In Uncategorized on 02/27/2012 at 18:01

When It Comes to SE Tax

 A net operating loss (NOL) from a trade or business, whether operated as a partnership or derived from from self-employment, whether carried forward or carried back, is generally a valid deduction. But where? Here’s the story of Joe Decrescenzo, or more properly, Joseph Decrescenzo, 2012 T.C. Mem. 51, filed 2/27/12, Judge Marvel at the helm.

Joe was a CPA who got a heavy-duty SNOD. After extensive negotiations between Joe and IRS, the only thing left for determination was where Joe could take a $51K NOL, on his Schedule C or on his 1040. If on his 1040 and not his Schedule C, he owes $15K in SE tax.

After Joe’s arguments about burden of proof are dismissed (there’s nothing to prove, as he and IRS stipulated everything but the one question of law), Judge Marvel goes to the magic language of Section 1402(a)(4): “'(E)arnings from self-employment’” means the gross income derived by an individual from any trade or business carried on by such individual, less the deductions allowed by this subtitle which are attributable to such trade or business, plus his distributive share (whether or not distributed) of income or loss described in section 702(a)(8) from any trade or business carried on by a partnership of which he is a member; except that in computing such gross income and deductions and such distributive share of partnership ordinary income or loss–

* * * * * * *

(4) the deduction for net operating losses provided in section 172 shall not be allowed;” 2012 T.C. Mem. 51, at p. 8.

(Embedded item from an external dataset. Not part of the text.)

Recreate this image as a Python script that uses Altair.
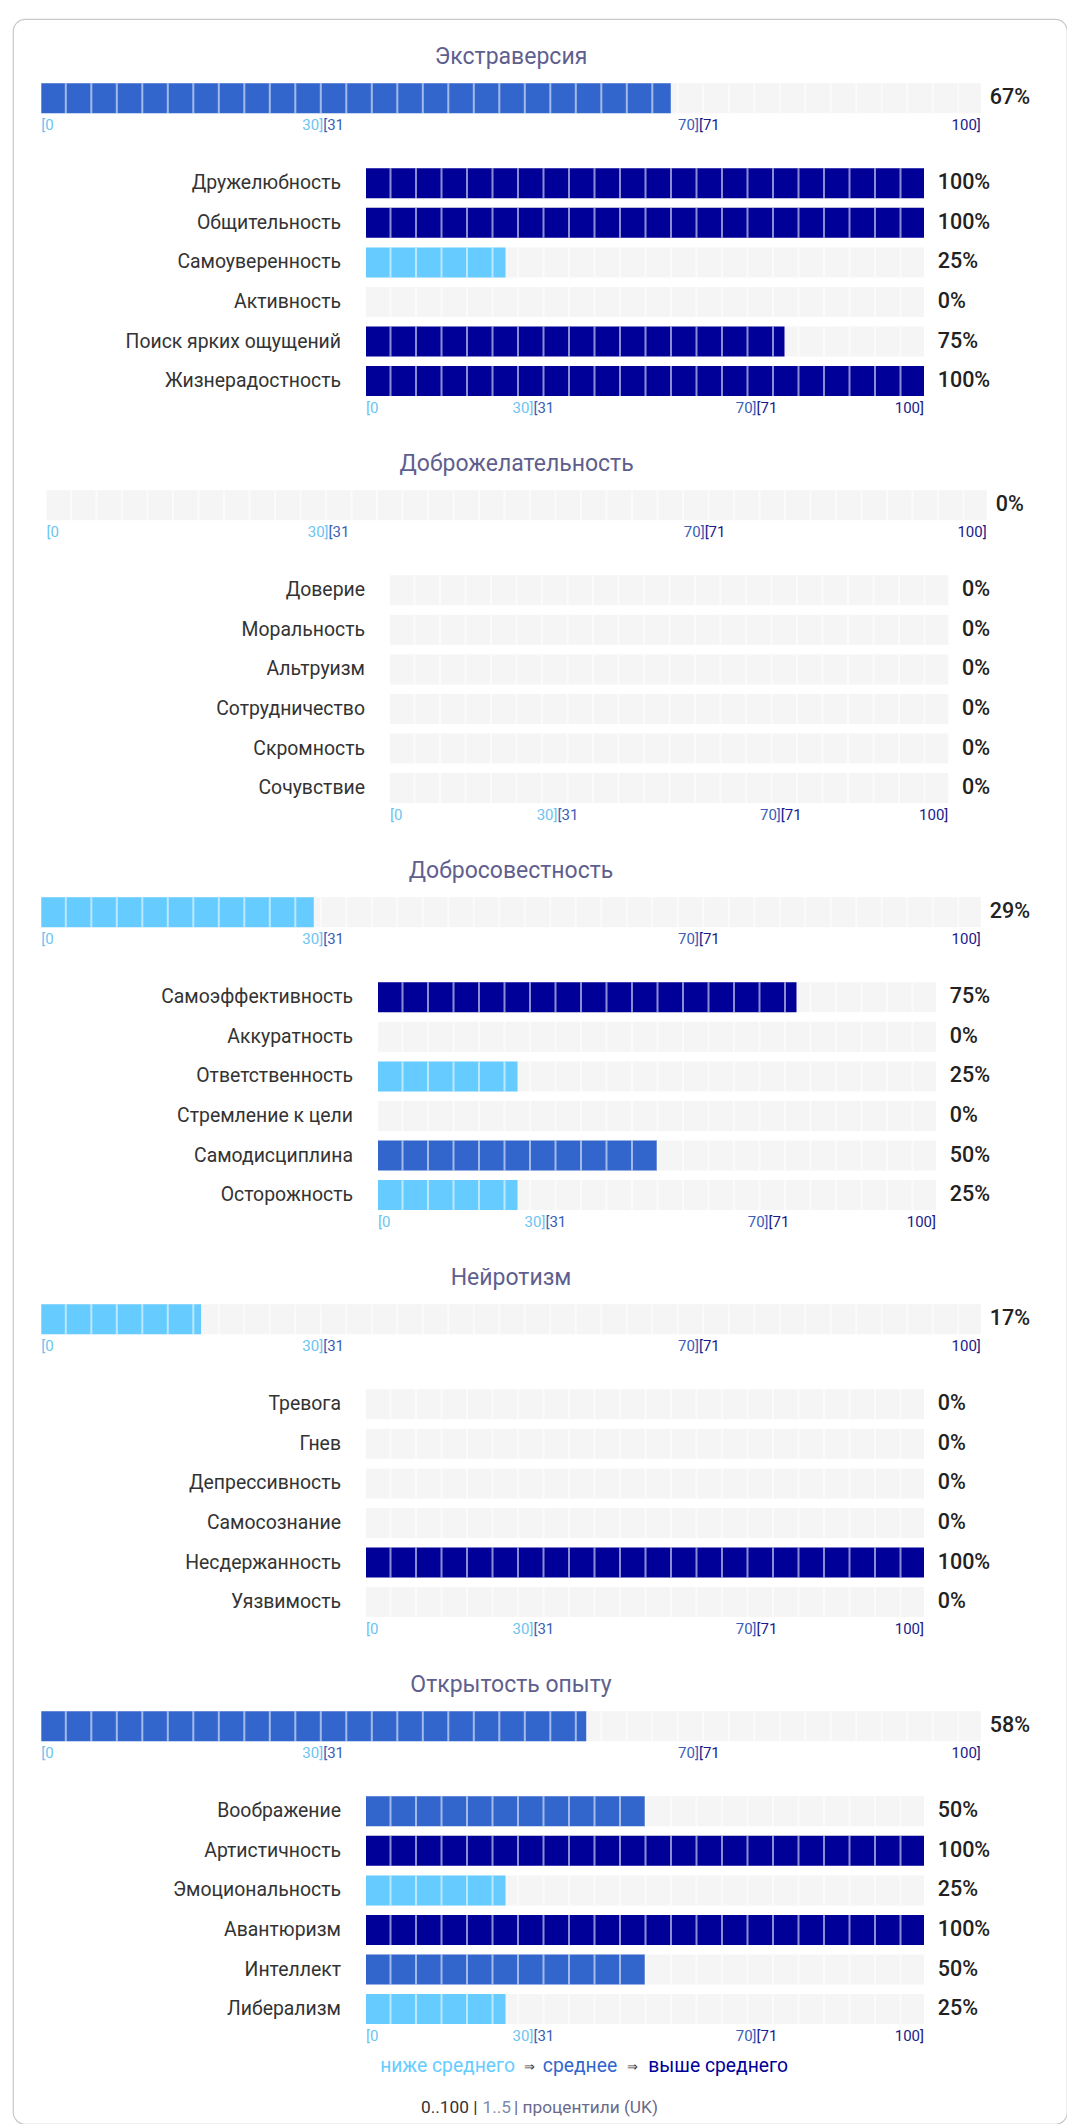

Joe argues that paragraph (4) applies only to partnerships, not individuals like him, since paragraph (5) begins with the word “if”, and goes on to discuss partnerships. Judge Marvel buries that one in a footnote: “Petitioner contends that para. (4) of sec. 1402(a) does not apply to individuals but instead applies only to partnerships. He contends that, because para. (5) of sec. 1402(a) begins with the word “if,” para. (4) of sec. 1402(a) is applicable only if the taxpayer meets the requirements of either subpar. (A) or (B) of sec.  1402(a)(5). Paragraphs (1)-(17) of sec. 1402(a) set forth specific rules for computing net earnings from self-employment. Each numbered paragraph contains a separate rule. Paragraph (4) of sec. 1402(a) operates independently of para. (5) of sec. 1402(a), and the application of para. (4) of sec. 1402(a) is not dependent on the taxpayer’s satisfaction of subpar. (A) or (B) of sec. 1402(a)(5).” 2012 T. C. Mem. 51, at p. 9, footnote 6.

There’s a bushelbasket of cases holding you can’t take NOL against SE. Joe tries to distinguish only one, and fails.

So Joe has the deduction on his 1040. But since he stipulated to the additions to tax if he lost on the SE, he owes those. He tries to get out of the stipulation, saying he suffers from acute anxiety disorder and couldn’t attend the trial, but Judge Marvel kicks that one to the footnotes again: “While petitioner argues that he was unable to appear at trial because of an acute anxiety disorder, he introduced no evidence that he was suffering from the acute anxiety disorder at the time he executed the stipulation. See King v. Commissioner, 121 T.C. 245, 252-253 (2003). Petitioner is bound by the stipulation of settled issues.” 2012 T. C. Mem. 51, at p. 11 (continuation of footnote 8 from p. 10).

I can understand anyone being acutely anxious about taxes, even a CPA like Joe.

  1. Correction: I am informed by Mr. DeCrescenzo that he is not a CPA; according to Judge Marvel, he is an accountant. See her opinion, at p. 3.